Zeven en zestig jaar vrede hebben ons zelfgenoegzaam gemaakt, in slaap gesust, ons doen
geloven in een eeuwig durende vrede, zeker in Nederland. De grenzen van Nederland  liggen
echter ver achter onze dijken, onze grenzen zijn die van het NAVO gebied, grenzend aan
Syrië en aan de Noord Afrikaanse Landen, die op dit moment een zeer ernstig potentieel
militair gevaar vormen voor Europa en dus Nederland. En dan heb ik nog niet het potentiële
gevaar genoemd van Ballistic Missles die door allerlei ‘ Krijgsheren’  en terroristische
organisaties  uit het Midden Oosten op het grondgebied van De NAVO afgevuurd zullen
worden, mocht Israël besluiten de kerncentrales van Iran onschadelijk te maken, hetgeen
bepaald geen irreële mogelijkheid is in de zeer afzienbare toekomst.

De indrukwekkende militaire opbouw van China en überhaupt door de landen rondom de
Pacific, de met kracht ingezette modernisering van de Russische Krijgsmacht onder President
Poetin, het gebeurt allemaal niet voor niets. Economische belangen, naast ‘ trots’  zijn hier in
hoofdzaak de drijfveer. Dat zou ons kabinet moeten doen besluiten de vaarroutes vanuit de
Pacific beter en krachtiger te beschermen door een geloofwaardige presentie , immers deze
internationale vaarroutes zijn de halsslagaders van onze economie.

Als oud officier van de Koninklijke Marine en als Nederlands staatsburger, voel ik het mijn
plicht mijn stem te laten horen voor een krachtige Nederlandse Defensie, ik verwijs naar mijn
lezing op 7 juni jl. voor de Koninklijke Vereniging van Marine Officieren, die gepubliceerd is
in het Marineblad van 23 juni en een zeer verkort uittreksel daarvan in de NRC en NRC Next
van resp. 7 en 12 juni jl. Wellicht dat u hierdoor nog meer overtuigd zult zijn om niet alleen
een mentaliteitsomslag te weeg te brengen, maar dat u zich hierdoor gesterkt voelt om in de
komende jaren een deugdelijk, consistent, financierbare Krijgsmacht op te bouwen gebaseerd
op 2% van het BNP. Mijn ultieme wens is dat dit percentage wordt vast gelegd in de
Grondwet, zodat de Defensie begroting nooit meer gebruikt gaat worden als grabbelton voor
het dekken van tekorten in de Rijksbegroting .
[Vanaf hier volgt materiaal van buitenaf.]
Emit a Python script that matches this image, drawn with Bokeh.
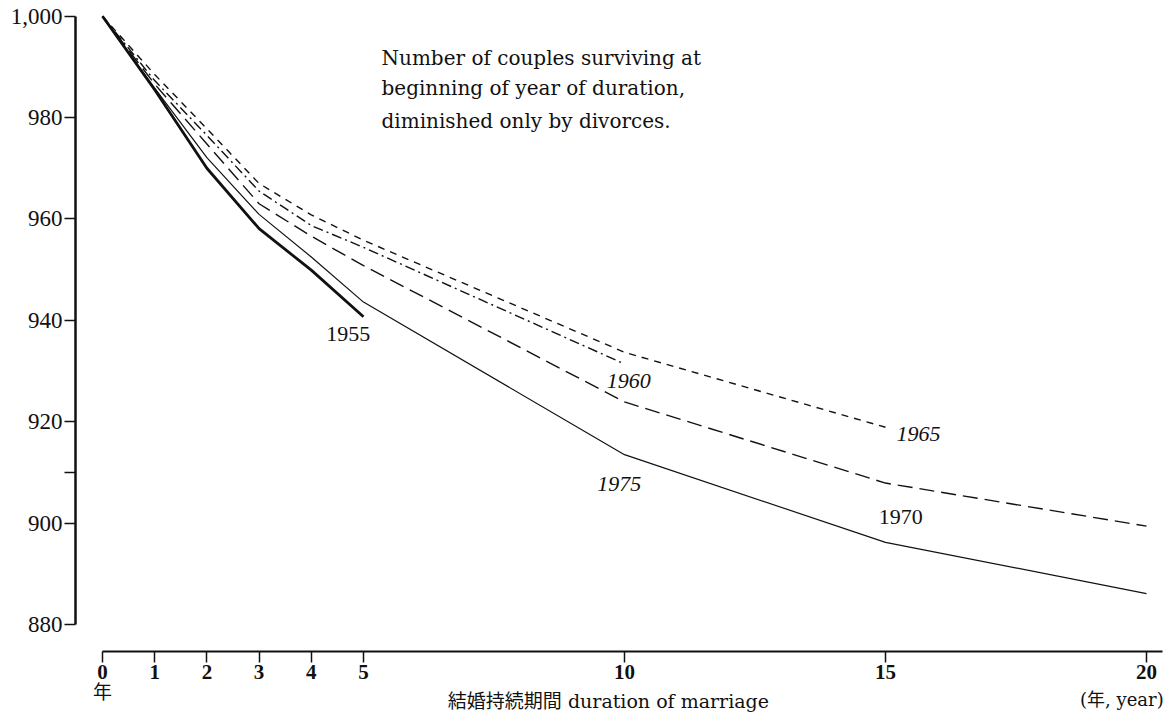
from bokeh.plotting import figure
from bokeh.models import FixedTicker, NumeralTickFormatter, Label, Range1d
from bokeh.embed import file_html
from bokeh.resources import INLINE

# ---- data ----
durations = [0, 1, 2, 3, 4, 5, 10, 15, 20]
y1955 = [1000, 985.5, 970.0, 958.1, 949.9, 940.7]
y1960 = [1000, 987.3, 976.5, 965.5, 958.7, 954.4, 931.4]
y1965 = [1000, 988.5, 977.8, 967.0, 960.8, 955.8, 933.7, 918.9]
y1970 = [1000, 986.6, 974.8, 963.0, 956.6, 950.8, 923.9, 907.9, 899.4]
y1975 = [1000, 985.8, 972.1, 960.9, 952.5, 943.6, 913.5, 896.2, 886.1]

x_ticks = [0, 1, 2, 3, 4, 5, 10, 15, 20]
y_ticks = [880, 900, 920, 940, 960, 980, 1000]
y_minor = [910]

note_lines = ["Number of couples surviving at",
              "beginning of year of duration,",
              "diminished only by divorces."]
x_title = "結婚持続期間  duration of marriage"
x_unit_left = "年"
x_unit_right = "(年, year)"

INK = "#111111"

p = figure(width=1166, height=714, output_backend="svg", toolbar_location=None,
           x_range=Range1d(-0.517, 20.345), y_range=Range1d(862.24, 1002.31),
           min_border_left=75, min_border_right=2, min_border_top=4, min_border_bottom=0)
p.outline_line_color = None
p.xgrid.visible = False
p.ygrid.visible = False
p.background_fill_color = "white"
p.border_fill_color = "white"

# x axis, placed at a fixed level inside the frame
xa = p.xaxis[0]
xa.fixed_location = 874.67
xa.ticker = FixedTicker(ticks=x_ticks)
xa.bounds = (0, 20.3)
xa.axis_line_width = 2
xa.axis_line_color = INK
xa.major_tick_out = 11
xa.major_tick_in = 0
xa.minor_tick_out = 0
xa.minor_tick_in = 0
xa.major_tick_line_width = 1.5
xa.major_tick_line_color = INK
xa.major_label_text_font = "Liberation Serif"
xa.major_label_text_font_style = "bold"
xa.major_label_text_font_size = "21px"
xa.major_label_text_color = INK
xa.major_label_standoff = 3

ya = p.yaxis[0]
ya.ticker = FixedTicker(ticks=y_ticks, minor_ticks=y_minor)
ya.bounds = (880, 1000)
ya.formatter = NumeralTickFormatter(format="0,0")
ya.axis_line_width = 2.5
ya.axis_line_color = INK
ya.major_tick_out = 11
ya.major_tick_in = 0
ya.minor_tick_out = 11
ya.minor_tick_in = 0
ya.major_tick_line_width = 1.5
ya.minor_tick_line_width = 1.5
ya.major_tick_line_color = INK
ya.minor_tick_line_color = INK
ya.major_label_text_font = "Liberation Serif"
ya.major_label_text_font_size = "23px"
ya.major_label_text_color = INK
ya.major_label_standoff = 2

# lines
p.line(durations[:len(y1955)], y1955, line_color=INK, line_width=2.8)
p.line(durations[:len(y1960)], y1960, line_color=INK, line_width=1.4, line_dash="10 4 2 4")
p.line(durations[:len(y1965)], y1965, line_color=INK, line_width=1.4, line_dash="7 6")
p.line(durations[:len(y1970)], y1970, line_color=INK, line_width=1.4, line_dash="15 7")
p.line(durations[:len(y1975)], y1975, line_color=INK, line_width=1.2)

# series labels
series_labels = [
    ("1955", 4.71, 937.4, "normal"),
    ("1960", 10.08, 928.1, "italic"),
    ("1965", 15.63, 917.5, "italic"),
    ("1970", 15.29, 901.2, "normal"),
    ("1975", 9.90, 907.8, "italic"),
]
for txt, lx, ly, style in series_labels:
    p.add_layout(Label(x=lx, y=ly, text=txt, text_font="Liberation Serif",
                       text_font_size="22px", text_font_style=style,
                       text_color=INK, text_align="center", text_baseline="middle"))

# note
note_y = [991.85, 985.74, 979.42]
for line, ny in zip(note_lines, note_y):
    p.add_layout(Label(x=5.345, y=ny, text=line,
                       text_font="DejaVu Serif", text_font_size="20px",
                       text_color=INK, text_align="left", text_baseline="alphabetic"))

# axis texts
p.add_layout(Label(x=0, y=867.0, text=x_unit_left, text_font="Noto Sans CJK JP",
                   text_font_size="19px", text_color=INK,
                   text_align="center", text_baseline="middle"))
p.add_layout(Label(x=20.33, y=865.2, text=x_unit_right,
                   text_font="DejaVu Serif, Noto Sans CJK JP",
                   text_font_size="18px", text_color=INK,
                   text_align="right", text_baseline="middle"))
p.add_layout(Label(x=9.75, y=864.9, text=x_title,
                   text_font="DejaVu Serif, Noto Sans CJK JP",
                   text_font_size="19px", text_color=INK,
                   text_align="center", text_baseline="middle"))

open("out.html", "w").write(file_html(p, INLINE))
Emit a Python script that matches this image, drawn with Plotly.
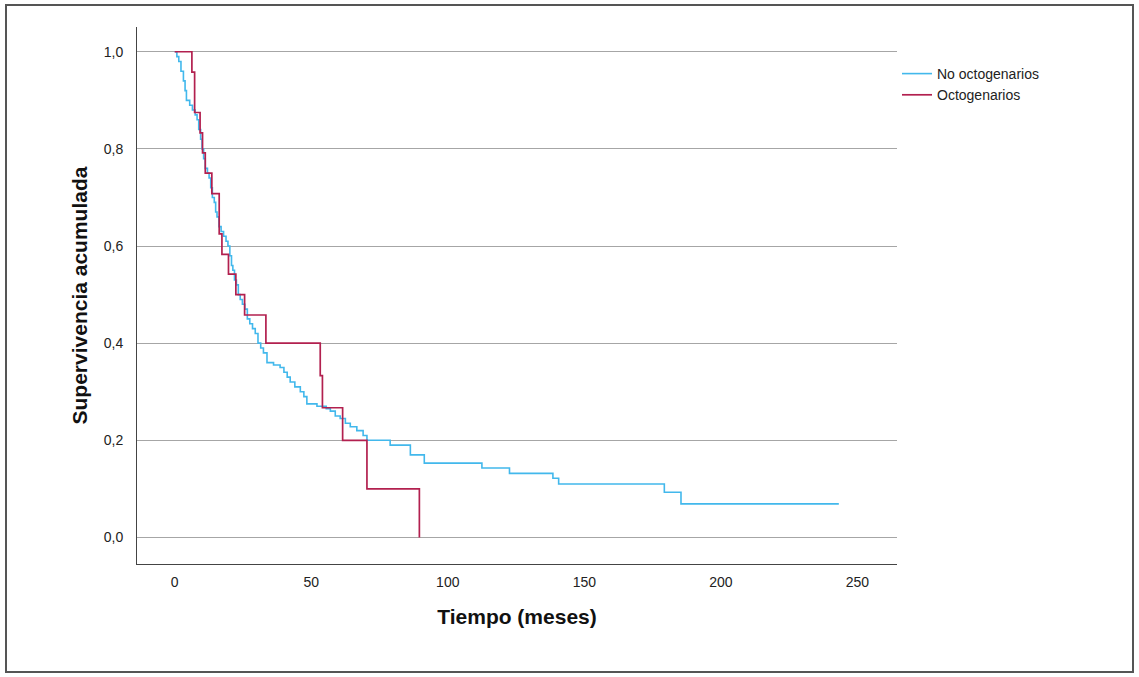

Tot slot : laat ‘ Je Maintiendrai ’ weer met trots en overtuiging uit gedragen worden, door een
goed gemotiveerde Krijgsmacht, die zich gesterkt voelt door een loyaal kabinet  en een
bevolking, die het belang van een krachtige Defensie inziet en ondersteunt.
De militairen, mensen van de koopvaardij, burgers, die hun leven hebben gegeven in de
2e W.O en degenen die sneuvelden tijdens de vele ‘ vredesoperaties ’ hebben daar recht op.
Alleen maar herdenken op 4 en 5 mei, hoe plechtig en serieus ook, is onvoldoende. Daar
behoud je geen Vrede mee.

Met een krachtige en geloofwaardige Krijgsmacht, in samenwerking met onze bondgenoten,
hoogstwaarschijnlijk wel. Is het kabinet daar niet toe bereid, dan zijn wij geen knip voor onze
neus waard en dragen wij meer dan terecht het predicaat van ‘ free rider’.

Zestien miljoen Nederlanders rekenen op u, ik wens u alle steun en daadkracht toe.